Variations to the shoulder barbell press

There are quite a few variations to this basic exercise.  AKA military press or the overhead shoulder press, it can be done standing up. This is much more difficult and you won’t be able to lift as heavy. Core muscles such as the abs and lower back are recruited in order to keep the body balanced despite having a loaded barbell high up overhead. It is also easier to cheat while performing it standing up. You may feel the urge to bend the legs a little to get that weight up just a little bit more. I also feel that the emphasis is less on the deltoids in the standing position. For this reason, I mostly perform the shoulder barbell press seated in order to maximise the work done by the deltoids.

Behind-the-neck press

Another variant is the behind-the-neck press, which as its name suggests, is performed by lowering the bar behind the neck. Many people disapprove of this, saying that this exercise is responsible for a lot of shoulder injuries. They claim that the bar behind the neck places the shoulder in an unnatural position due to an excessive rotation of the shoulder joint and the weight creates a lot of stress. Furthermore the head is in the way of the bar and the lifter has to bend the neck forward excessively. I have to agree with all this, having performed the shoulder press with the bar both behind and in front of the neck. The behind-the-neck version does not feel natural at all to me and I feel the triceps take up a lot of the weight. In comparison, with the bar at the front, I can feel the emphasis much more on the front delts. However, the face is still in the way and the lifter will have to raise his chin in order to clear the bar. On the other hand, many people swear by the behind-the-neck press and use it as a staple of their shoulder workout and have never suffered an injury.

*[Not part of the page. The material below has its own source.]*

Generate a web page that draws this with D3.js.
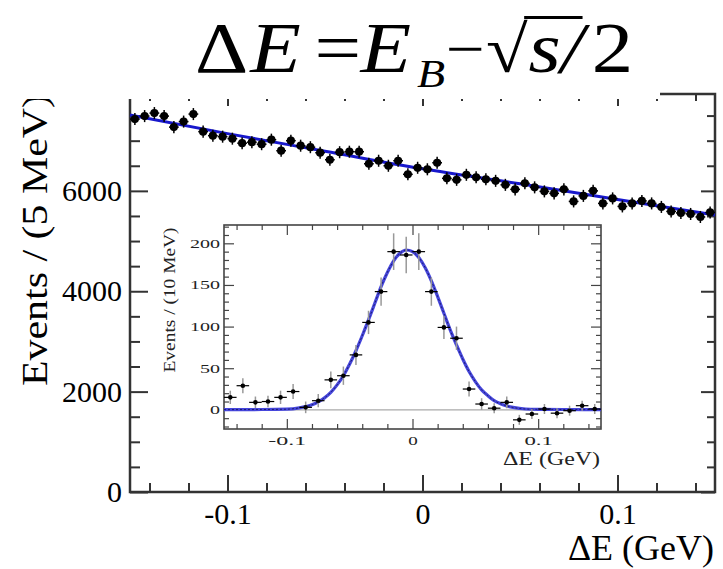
<!DOCTYPE html>
<meta charset="utf-8" />
<html>
  <head>
    <script src="https://d3js.org/d3.v7.min.js"></script>
    <style>
      body {
        margin: 0;
        background-color: white;
      }
    </style>
  </head>
  <body>
    <div id="chart"></div>
  </body>

  <script>
    // main plot: 5 MeV bins from -0.15 to 0.15 GeV
    const binLo = -0.15;
    const mainBin = 0.005;
    const mainCounts = [7430, 7490, 7550, 7490, 7270, 7380, 7530, 7180, 7100, 7080,
                        7040, 6950, 6970, 6930, 7020, 6800, 7000, 6900, 6870, 6760,
                        6620, 6770, 6780, 6780, 6540, 6600, 6500, 6600, 6330, 6460,
                        6430, 6560, 6250, 6220, 6320, 6270, 6230, 6200, 6120, 6030,
                        6150, 6070, 5990, 5950, 6030, 5790, 5900, 6000, 5750, 5850,
                        5690, 5750, 5800, 5750, 5680, 5590, 5560, 5540, 5480, 5570];
    const mainErr = 120;
    const mainFitX = [-0.15, -0.1, -0.05, 0, 0.05, 0.1, 0.15];
    const mainFitY = [7510, 7140, 6790, 6440, 6140, 5830, 5520];
    const mainYMajor = [0, 2000, 4000, 6000];
    const mainXMajor = [-0.1, 0, 0.1];

    // inset: 10 MeV bins, background subtracted
    const insetBin = 0.01;
    const insetCounts = [15, 29, 9, 10, 15, 22, 3, 11, 36, 41,
                         66, 105, 142, 190, 186, 190, 142, 99, 86, 25,
                         7, 2, 9, -12, -5, 1, -4, -1, 5, 1];
    const insetErrs = [8, 9, 7, 7, 8, 9, 7, 8, 10, 11,
                       12, 14, 17, 22, 22, 22, 17, 14, 14, 9,
                       7, 6, 7, 6, 6, 6, 6, 6, 6, 6];
    const insetFitX = [-0.15, -0.12, -0.1, -0.09, -0.08, -0.075, -0.07, -0.065, -0.06, -0.055,
                       -0.05, -0.045, -0.04, -0.035, -0.03, -0.025, -0.02, -0.015, -0.01, -0.005,
                       0, 0.005, 0.01, 0.015, 0.02, 0.025, 0.03, 0.035, 0.04, 0.045,
                       0.05, 0.055, 0.06, 0.065, 0.07, 0.075, 0.08, 0.09, 0.1, 0.12, 0.15];
    const insetFitY = [0.3, 0.4, 0.8, 2.4, 6, 9.6, 14.4, 21, 30, 41,
                       55, 71, 89, 108, 128, 148, 165, 179, 188, 192,
                       190, 183, 171, 155, 136, 116, 96, 78, 61, 46,
                       34, 24, 17, 11, 7.4, 4.7, 2.9, 1, 0.6, 0.4, 0.3];
    const insetYMajor = [0, 50, 100, 150, 200];
    const insetXMajor = [-0.1, 0, 0.1];

    const SERIF = "'Liberation Serif', 'Times New Roman', Times, 'DejaVu Serif', serif";

    const width = 723, height = 569;
    const svg = d3.select('#chart').append("svg")
      .attr("width", width)
      .attr("height", height)
      .style("font-family", SERIF);

    const m = {left: 130, right: 715, top: 94, bottom: 492};
    const x = d3.scaleLinear().domain([-0.15, 0.15]).range([m.left, m.right]);
    const y = d3.scaleLinear().domain([0, 7930]).range([m.bottom, m.top]);

    const fmtX = d => d === 0 ? "0" : d.toFixed(1);
    const minorX = [-14, -12, -8, -6, -4, -2, 2, 4, 6, 8, 12, 14].map(d => d / 100);

    const tickStyle = g => {
      g.attr("font-family", null);
      g.select(".domain").remove();
      g.selectAll("line").attr("stroke", "#333").attr("stroke-width", 2);
    };

    // main frame
    svg.append("rect")
      .attr("x", m.left).attr("y", m.top)
      .attr("width", m.right - m.left).attr("height", m.bottom - m.top)
      .attr("fill", "none").attr("stroke", "#333").attr("stroke-width", 2.5);

    // main axes
    const mainYMinor = d3.range(500, 7930, 500).filter(d => d % 2000 !== 0);
    svg.append("g").attr("transform", `translate(${m.left},0)`)
      .call(d3.axisLeft(y).tickValues(mainYMinor).tickSize(-10).tickFormat(""))
      .call(tickStyle);
    svg.append("g").attr("transform", `translate(${m.left},0)`)
      .call(d3.axisLeft(y).tickValues(mainYMajor).tickSize(-18).tickPadding(8).tickFormat(d3.format("d")))
      .call(tickStyle)
      .call(g => g.selectAll("text").style("font-family", SERIF).style("font-size", "30px").attr("fill", "black"));
    svg.append("g").attr("transform", `translate(${m.right},0)`)
      .call(d3.axisRight(y).tickValues(mainYMinor).tickSize(-8).tickFormat(""))
      .call(tickStyle);
    svg.append("g").attr("transform", `translate(${m.right},0)`)
      .call(d3.axisRight(y).tickValues(mainYMajor).tickSize(-14).tickFormat(""))
      .call(tickStyle);

    svg.append("g").attr("transform", `translate(0,${m.bottom})`)
      .call(d3.axisBottom(x).tickValues(minorX).tickSize(-9).tickFormat(""))
      .call(tickStyle);
    svg.append("g").attr("transform", `translate(0,${m.bottom})`)
      .call(d3.axisBottom(x).tickValues(mainXMajor).tickSize(-17).tickPadding(11).tickFormat(fmtX))
      .call(tickStyle)
      .call(g => g.selectAll("text").style("font-family", SERIF).style("font-size", "30px").attr("fill", "black"));
    svg.append("g").attr("transform", `translate(0,${m.top})`)
      .call(d3.axisTop(x).tickValues(minorX).tickSize(-7).tickFormat(""))
      .call(tickStyle);
    svg.append("g").attr("transform", `translate(0,${m.top})`)
      .call(d3.axisTop(x).tickValues(mainXMajor).tickSize(-12).tickFormat(""))
      .call(tickStyle);

    // main fit line
    const mainFit = mainFitX.map((d, i) => [d, mainFitY[i]]);
    svg.append("path")
      .datum(mainFit)
      .attr("d", d3.line().x(d => x(d[0])).y(d => y(d[1])).curve(d3.curveMonotoneX))
      .attr("fill", "none")
      .attr("stroke", "#1818cc")
      .attr("stroke-width", 3);

    // main data points
    const mainPts = mainCounts.map((v, i) => ({c: binLo + mainBin * (i + 0.5), v: v}));
    const mp = svg.append("g").selectAll("g").data(mainPts).join("g");
    mp.append("line")
      .attr("x1", d => x(d.c)).attr("x2", d => x(d.c))
      .attr("y1", d => y(d.v - mainErr)).attr("y2", d => y(d.v + mainErr))
      .attr("stroke", "black").attr("stroke-width", 1.5);
    mp.append("line")
      .attr("x1", d => x(d.c - mainBin / 2)).attr("x2", d => x(d.c + mainBin / 2))
      .attr("y1", d => y(d.v)).attr("y2", d => y(d.v))
      .attr("stroke", "black").attr("stroke-width", 1.5);
    mp.append("circle")
      .attr("cx", d => x(d.c)).attr("cy", d => y(d.v))
      .attr("r", 4.1).attr("fill", "black");

    // main labels
    svg.append("text")
      .attr("transform", "translate(47,240) rotate(-90)")
      .attr("text-anchor", "middle")
      .attr("textLength", 292).attr("lengthAdjust", "spacingAndGlyphs")
      .style("font-family", SERIF)
      .style("font-size", "35px")
      .text("Events / (5 MeV)");
    svg.append("text")
      .attr("x", 714).attr("y", 560)
      .attr("text-anchor", "end")
      .style("font-family", SERIF)
      .style("font-size", "36px")
      .text("\u0394E (GeV)");

    // title box covering the top of the frame
    svg.append("rect")
      .attr("x", 0).attr("y", 0).attr("width", 660).attr("height", 99)
      .attr("fill", "white");

    // title formula, drawn a little wider than the font
    const tg = svg.append("g").attr("transform", "translate(195,0) scale(1.15,1)");
    const base = 72;
    const piece = (px, txt, italic, size, dy) => tg.append("text")
      .attr("x", px).attr("y", base + (dy || 0))
      .style("font-family", SERIF)
      .style("font-size", (size || 72) + "px")
      .style("font-style", italic ? "italic" : "normal")
      .text(txt);
    piece(0, "\u0394", false);
    piece(48, "E", true);
    piece(104, "=", false);
    piece(144, "E", true);
    piece(193, "B", true, 40, 15);
    piece(218, "\u2212", false, 60, -3);
    const rad = piece(253, "\u221A", false, 66);
    piece(290, "s", true);
    piece(318, "/", true);
    piece(345, "2", false);
    const rb = rad.node().getBBox();
    tg.append("line")
      .attr("x1", rb.x + rb.width - 3).attr("x2", 337)
      .attr("y1", rb.y + 4).attr("y2", rb.y + 4)
      .attr("stroke", "black").attr("stroke-width", 3);

    // inset
    const n = {left: 224, right: 601, top: 225, bottom: 429};
    const xi = d3.scaleLinear().domain([-0.15, 0.15]).range([n.left, n.right]);
    const yi = d3.scaleLinear().domain([-23, 222]).range([n.bottom, n.top]);

    svg.append("rect")
      .attr("x", n.left).attr("y", n.top)
      .attr("width", n.right - n.left).attr("height", n.bottom - n.top)
      .attr("fill", "white").attr("stroke", "#444").attr("stroke-width", 1.6);

    const insetTick = g => {
      g.attr("font-family", null);
      g.select(".domain").remove();
      g.selectAll("line").attr("stroke", "#444").attr("stroke-width", 1.2);
    };
    const insetYMinor = d3.range(-20, 222, 10).filter(d => d % 50 !== 0);

    svg.append("g").attr("transform", `translate(${n.left},0)`)
      .call(d3.axisLeft(yi).tickValues(insetYMinor).tickSize(-5).tickFormat(""))
      .call(insetTick);
    svg.append("g").attr("transform", `translate(${n.left},0)`)
      .call(d3.axisLeft(yi).tickValues(insetYMajor).tickSize(-10).tickPadding(4).tickFormat(d3.format("d")))
      .call(insetTick)
      .call(g => g.selectAll("text")
        .style("font-family", SERIF)
        .style("font-size", "12px").attr("fill", "#222")
        .attr("textLength", d => String(d).length * 10)
        .attr("lengthAdjust", "spacingAndGlyphs"));
    svg.append("g").attr("transform", `translate(${n.right},0)`)
      .call(d3.axisRight(yi).tickValues(insetYMinor).tickSize(-5).tickFormat(""))
      .call(insetTick);
    svg.append("g").attr("transform", `translate(${n.right},0)`)
      .call(d3.axisRight(yi).tickValues(insetYMajor).tickSize(-10).tickFormat(""))
      .call(insetTick);

    svg.append("g").attr("transform", `translate(0,${n.bottom})`)
      .call(d3.axisBottom(xi).tickValues(minorX).tickSize(-5).tickFormat(""))
      .call(insetTick);
    svg.append("g").attr("transform", `translate(0,${n.bottom})`)
      .call(d3.axisBottom(xi).tickValues(insetXMajor).tickSize(-10).tickPadding(7).tickFormat(fmtX))
      .call(insetTick)
      .call(g => g.selectAll("text")
        .style("font-family", SERIF)
        .style("font-size", "12px").attr("fill", "#222")
        .attr("textLength", d => fmtX(d).length * 9.5)
        .attr("lengthAdjust", "spacingAndGlyphs"));
    svg.append("g").attr("transform", `translate(0,${n.top})`)
      .call(d3.axisTop(xi).tickValues(minorX).tickSize(-5).tickFormat(""))
      .call(insetTick);
    svg.append("g").attr("transform", `translate(0,${n.top})`)
      .call(d3.axisTop(xi).tickValues(insetXMajor).tickSize(-10).tickFormat(""))
      .call(insetTick);

    // zero line
    svg.append("line")
      .attr("x1", n.left).attr("x2", n.right)
      .attr("y1", yi(0)).attr("y2", yi(0))
      .attr("stroke", "#aaa").attr("stroke-width", 1.2);

    // inset fit curve
    const insetFit = insetFitX.map((d, i) => [d, insetFitY[i]]);
    const fitLine = d3.line().x(d => xi(d[0])).y(d => yi(d[1])).curve(d3.curveMonotoneX);
    svg.append("path")
      .datum(insetFit)
      .attr("d", fitLine)
      .attr("fill", "none").attr("stroke", "#4646dc").attr("stroke-width", 3.2);
    svg.append("path")
      .datum(insetFit)
      .attr("d", fitLine)
      .attr("fill", "none").attr("stroke", "#1c1c70").attr("stroke-width", 1)
      .attr("stroke-dasharray", "2,2");

    // inset points
    const insetPts = insetCounts.map((v, i) => ({c: binLo + insetBin * (i + 0.5), v: v, e: insetErrs[i]}));
    const ip = svg.append("g").selectAll("g").data(insetPts).join("g");
    ip.append("line")
      .attr("x1", d => xi(d.c)).attr("x2", d => xi(d.c))
      .attr("y1", d => yi(d.v - d.e)).attr("y2", d => yi(d.v + d.e))
      .attr("stroke", "#999").attr("stroke-width", 1.5);
    ip.append("line")
      .attr("x1", d => xi(d.c - insetBin / 2)).attr("x2", d => xi(d.c + insetBin / 2))
      .attr("y1", d => yi(d.v)).attr("y2", d => yi(d.v))
      .attr("stroke", "black").attr("stroke-width", 1.2);
    ip.append("circle")
      .attr("cx", d => xi(d.c)).attr("cy", d => yi(d.v))
      .attr("r", 2.3).attr("fill", "black");

    // inset labels
    svg.append("text")
      .attr("transform", "translate(175,300) rotate(-90)")
      .attr("text-anchor", "middle")
      .attr("textLength", 145).attr("lengthAdjust", "spacingAndGlyphs")
      .style("font-family", SERIF)
      .style("font-size", "17px")
      .attr("fill", "#222")
      .text("Events / (10 MeV)");
    svg.append("text")
      .attr("x", 600).attr("y", 465)
      .attr("text-anchor", "end")
      .attr("textLength", 97).attr("lengthAdjust", "spacingAndGlyphs")
      .style("font-family", SERIF)
      .style("font-size", "18px")
      .attr("fill", "#222")
      .text("\u0394E (GeV)");
  </script>
</html>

It is unfortunate that in many places there are no stands at the right level to aid in the shoulder barbell press. Using the Smith machine solves this problem but the exercise is no longer free weight. However, you can go very heavy in this case. Otherwise you will have to get someone to help you or if the bar is not too heavy, you can lift it yourself into position.

Shoulder dumbell press

I have to admit that the barbell shoulder press has never been kind to me. I have made very little progress with this exercise and much prefer the dumbbell press for the shoulders where I have been able to push much more than at the barbell. In addition, the movement feels much more natural as the dumbbells are in line with your shoulders and arms – you don’t need to stick your head forward or tilt it up to clear the bar. Dumbbells are truly free weight. But I cannot recommend you the dumbbell press immediately. For the beginner, balancing them at first will be very difficult. Stick to the barbell initially to strengthen your muscles and prepare then for harder work that lies ahead.

It is perhaps a rite of passage that all beginners must complete all the basic compound exercises before moving on to the next level of exercises so that they may decide which best suits them. In fact, you should also do the behind-the-neck press despite its negative press. Start with a low weight and find out for yourself if it works.

Other shoulder exercises include the upright row which is a fantastic exercise if you want something other than pressing exercises, arm raises as mentioned at the beginning and some machine exercise which take away the problem of sticking your neck in or out. Traps workouts revolve around the shrug, really a shrug-like movement but as all deltoids exercises also work the traps, shrugs are not needed for beginners. I rarely do that exercise.